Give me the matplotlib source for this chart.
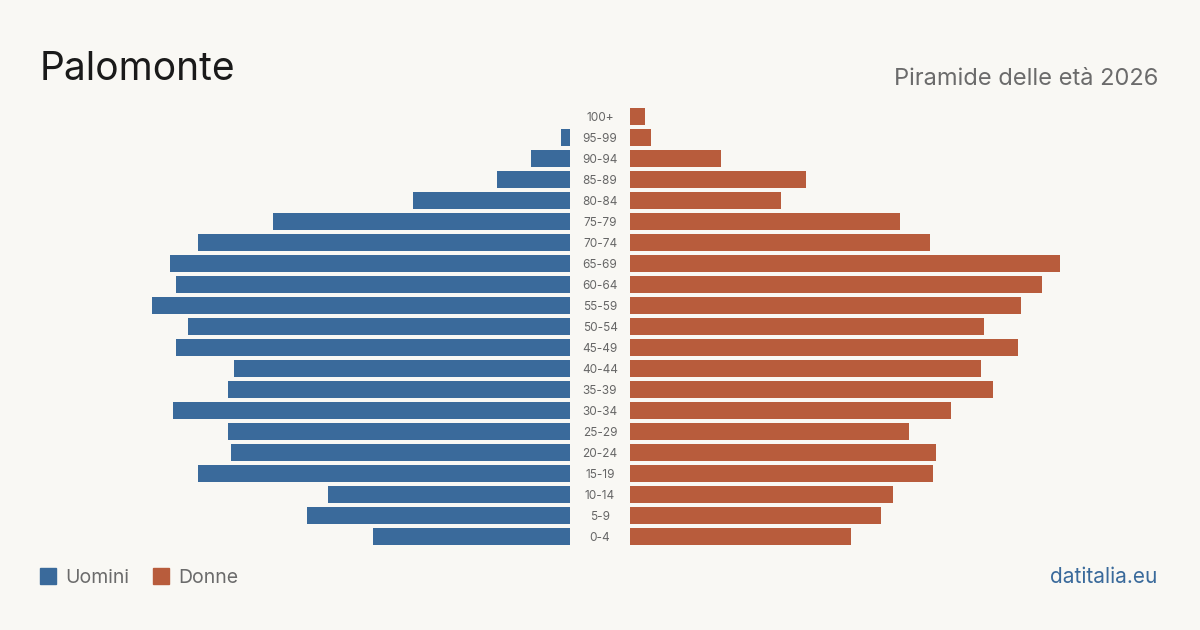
import matplotlib.pyplot as plt
import numpy as np

plt.rcParams['font.family'] = ['Inter', 'DejaVu Sans']

# classi di età, dal basso verso l'alto
eta = ["0-4", "5-9", "10-14", "15-19", "20-24", "25-29", "30-34", "35-39",
       "40-44", "45-49", "50-54", "55-59", "60-64", "65-69", "70-74",
       "75-79", "80-84", "85-89", "90-94", "95-99", "100+"]
uomini = [197, 263, 242, 372, 339, 342, 397, 342, 336, 394, 382, 418,
          394, 400, 372, 297, 157, 73, 39, 9, 0]
donne = [221, 251, 263, 303, 306, 279, 321, 363, 351, 388, 354, 391,
         412, 430, 300, 270, 151, 176, 91, 21, 15]

blu = "#3a6a9b"
rosso = "#b85c3c"
sfondo = "#f9f8f4"

W, H = 1200, 630
fig = plt.figure(figsize=(12, 6.3), dpi=100, facecolor=sfondo)

top, bottom = 106, 547
ax_l = fig.add_axes([0, 1 - bottom / H, 570 / W, (bottom - top) / H])
ax_r = fig.add_axes([630 / W, 1 - bottom / H, 570 / W, (bottom - top) / H])

y = np.arange(len(eta))
ax_l.barh(y, uomini, height=0.81, color=blu)
ax_r.barh(y, donne, height=0.81, color=rosso)
ax_l.set_xlim(570, 0)
ax_r.set_xlim(0, 570)
for ax in (ax_l, ax_r):
    ax.set_ylim(-0.5, len(eta) - 0.5)
    ax.axis("off")

for i, lab in enumerate(eta):
    ax_r.text(-30, i, lab, ha="center", va="center_baseline", fontsize=8.5,
              color="#666666", clip_on=False)

fig.text(40 / W, 1 - 80 / H, "Palomonte", fontsize=28, color="#1a1a1a",
         ha="left", va="baseline")
fig.text(1158 / W, 1 - 85 / H, "Piramide delle età 2026", fontsize=17,
         color="#6b6b6b", ha="right", va="baseline")

# legenda
for x0, col, lab in [(40, blu, "Uomini"), (153, rosso, "Donne")]:
    fig.patches.append(plt.Rectangle((x0 / W, 1 - 584 / H), 16 / W, 16 / H,
                                     transform=fig.transFigure, color=col))
    fig.text((x0 + 25) / W, 1 - 583 / H, lab, fontsize=14, color="#6b6b6b",
             ha="left", va="baseline")

fig.text(1157 / W, 1 - 583 / H, "datitalia.eu", fontsize=15, color=blu,
         ha="right", va="baseline")

fig.savefig("out.png", dpi=100, facecolor=sfondo)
=-=-=-=-=
From the material above, copy everything exactly but the pictures.

§ **RESPONSE**:
Give me the matplotlib source for this chart.
import matplotlib.pyplot as plt
import numpy as np

plt.rcParams['font.family'] = ['Inter', 'DejaVu Sans']

# classi di età, dal basso verso l'alto
eta = ["0-4", "5-9", "10-14", "15-19", "20-24", "25-29", "30-34", "35-39",
       "40-44", "45-49", "50-54", "55-59", "60-64", "65-69", "70-74",
       "75-79", "80-84", "85-89", "90-94", "95-99", "100+"]
uomini = [197, 263, 242, 372, 339, 342, 397, 342, 336, 394, 382, 418,
          394, 400, 372, 297, 157, 73, 39, 9, 0]
donne = [221, 251, 263, 303, 306, 279, 321, 363, 351, 388, 354, 391,
         412, 430, 300, 270, 151, 176, 91, 21, 15]

blu = "#3a6a9b"
rosso = "#b85c3c"
sfondo = "#f9f8f4"

W, H = 1200, 630
fig = plt.figure(figsize=(12, 6.3), dpi=100, facecolor=sfondo)

top, bottom = 106, 547
ax_l = fig.add_axes([0, 1 - bottom / H, 570 / W, (bottom - top) / H])
ax_r = fig.add_axes([630 / W, 1 - bottom / H, 570 / W, (bottom - top) / H])

y = np.arange(len(eta))
ax_l.barh(y, uomini, height=0.81, color=blu)
ax_r.barh(y, donne, height=0.81, color=rosso)
ax_l.set_xlim(570, 0)
ax_r.set_xlim(0, 570)
for ax in (ax_l, ax_r):
    ax.set_ylim(-0.5, len(eta) - 0.5)
    ax.axis("off")

for i, lab in enumerate(eta):
    ax_r.text(-30, i, lab, ha="center", va="center_baseline", fontsize=8.5,
              color="#666666", clip_on=False)

fig.text(40 / W, 1 - 80 / H, "Palomonte", fontsize=28, color="#1a1a1a",
         ha="left", va="baseline")
fig.text(1158 / W, 1 - 85 / H, "Piramide delle età 2026", fontsize=17,
         color="#6b6b6b", ha="right", va="baseline")

# legenda
for x0, col, lab in [(40, blu, "Uomini"), (153, rosso, "Donne")]:
    fig.patches.append(plt.Rectangle((x0 / W, 1 - 584 / H), 16 / W, 16 / H,
                                     transform=fig.transFigure, color=col))
    fig.text((x0 + 25) / W, 1 - 583 / H, lab, fontsize=14, color="#6b6b6b",
             ha="left", va="baseline")

fig.text(1157 / W, 1 - 583 / H, "datitalia.eu", fontsize=15, color=blu,
         ha="right", va="baseline")

fig.savefig("out.png", dpi=100, facecolor=sfondo)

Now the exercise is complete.